La fausse banalité du quotidien est mise en face de la violence cachée des situations. On a dans cet album un concentré de situations tragiques mais réalistes, une vision très contemporaine de nos individualismes. À une époque où l’on est plus tourné vers soi-même plutôt que les autres, vers le paraître plutôt que la sincérité, la perte de confiance et les écrans/fictions plutôt que la réalité. Seule l’amitié désintéressée ou la relation dénuée de sous-entendu avec le chien lie les personnages.

Réalisées à la gouache, ses illustrations ont quelque chose d’unique à chaque case, l’autrice multiplie les points de vue et la distance entre ses personnages et les décors pour installer cette atmosphère lourde et intrigante. Les choix de mise en scène, de cadrages et de couleurs donnent un aspect proche de la fable à cette histoire, et nous poussent à la lire comme un conte contemporain.
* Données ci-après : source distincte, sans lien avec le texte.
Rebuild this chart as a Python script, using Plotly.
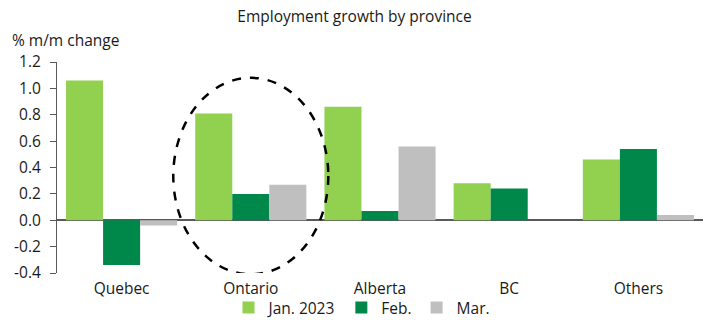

Un choix loin d’être le fruit du hasard, Maria Rostocka a publié un album L’ours, le chat et le lapin avec Michal Rostocki où elle mettait en image un conte polonais à la fois étrange et mélancolique.

La fin de juillet confronte la prétendue innocence de l’enfance, le poids de la famille, les désillusions et les espoirs dans une ambiance estivale chargée de sous-entendus. Lire, grandir, s’émanciper sont les thèmes qui se cachent dans cette campagne polonaise en juillet, derrière ces peintures qui invitent à la rêverie… Une manière agréable de se chercher en observant les autres.